Task details -> Return, without pictures, the lines from the start of the data through the one that contains "const FONT = 'DejaVu Sans';".

- - -

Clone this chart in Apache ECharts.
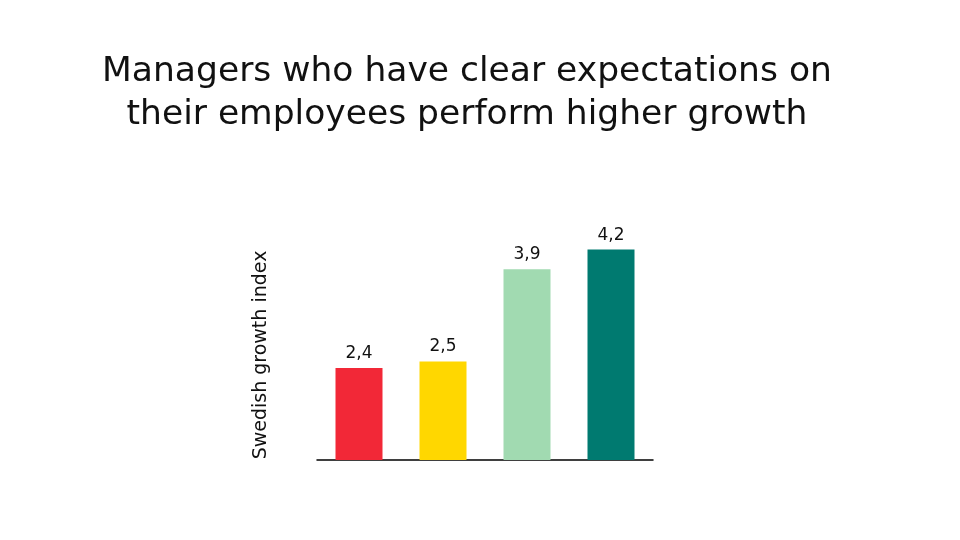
<!DOCTYPE html>
<html>
<head>
<meta charset="utf-8">
<script src="https://cdn.jsdelivr.net/npm/echarts@6/dist/echarts.min.js"></script>
<style>html,body{margin:0;padding:0;background:#fff}#c{width:960px;height:540px}</style>
</head>
<body>
<div id="c"></div>
<script>
const categories = ['A', 'B', 'C', 'D'];
const values = [2.4, 2.5, 3.9, 4.2];
const colors = ['#F22837', '#FFD700', '#A1DAB1', '#007A70'];
const titleText = 'Managers who have clear expectations on\ntheir employees perform higher growth';
const yName = 'Swedish growth index';
const FONT = 'DejaVu Sans';

const chart = echarts.init(document.getElementById('c'), null, {renderer: 'canvas'});
chart.setOption({
  animation: false,
  backgroundColor: '#fff',
  title: {
    text: titleText,
    left: 462, top: 46, textAlign: 'center',
    textStyle: {fontFamily: FONT, fontWeight: 'normal', fontSize: 34.5, lineHeight: 43, color: '#111'}
  },
  grid: {left: 317, right: 307, top: 197, bottom: 80},
  xAxis: {
    type: 'category', data: categories,
    axisLine: {lineStyle: {color: '#000', width: 1.5}},
    axisTick: {show: false}, axisLabel: {show: false}
  },
  yAxis: {
    type: 'value', min: 1, max: 5,
    name: yName, nameLocation: 'middle', nameGap: 46, nameRotate: 90,
    nameTextStyle: {fontFamily: FONT, fontSize: 19, color: '#111', padding: [0, 53, 0, 0]},
    axisLine: {show: false}, axisTick: {show: false}, axisLabel: {show: false},
    splitLine: {show: false}
  },
  series: [{
    type: 'bar', barWidth: 47,
    data: values.map((v, i) => ({value: v, itemStyle: {color: colors[i]}})),
    label: {
      show: true, position: 'top', distance: 6,
      fontFamily: FONT, fontSize: 17, color: '#111',
      formatter: p => String(p.value).replace('.', ',')
    }
  }]
});
</script>
</body>
</html>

- - -

The response ->
Clone this chart in Apache ECharts.
<!DOCTYPE html>
<html>
<head>
<meta charset="utf-8">
<script src="https://cdn.jsdelivr.net/npm/echarts@6/dist/echarts.min.js"></script>
<style>html,body{margin:0;padding:0;background:#fff}#c{width:960px;height:540px}</style>
</head>
<body>
<div id="c"></div>
<script>
const categories = ['A', 'B', 'C', 'D'];
const values = [2.4, 2.5, 3.9, 4.2];
const colors = ['#F22837', '#FFD700', '#A1DAB1', '#007A70'];
const titleText = 'Managers who have clear expectations on\ntheir employees perform higher growth';
const yName = 'Swedish growth index';
const FONT = 'DejaVu Sans';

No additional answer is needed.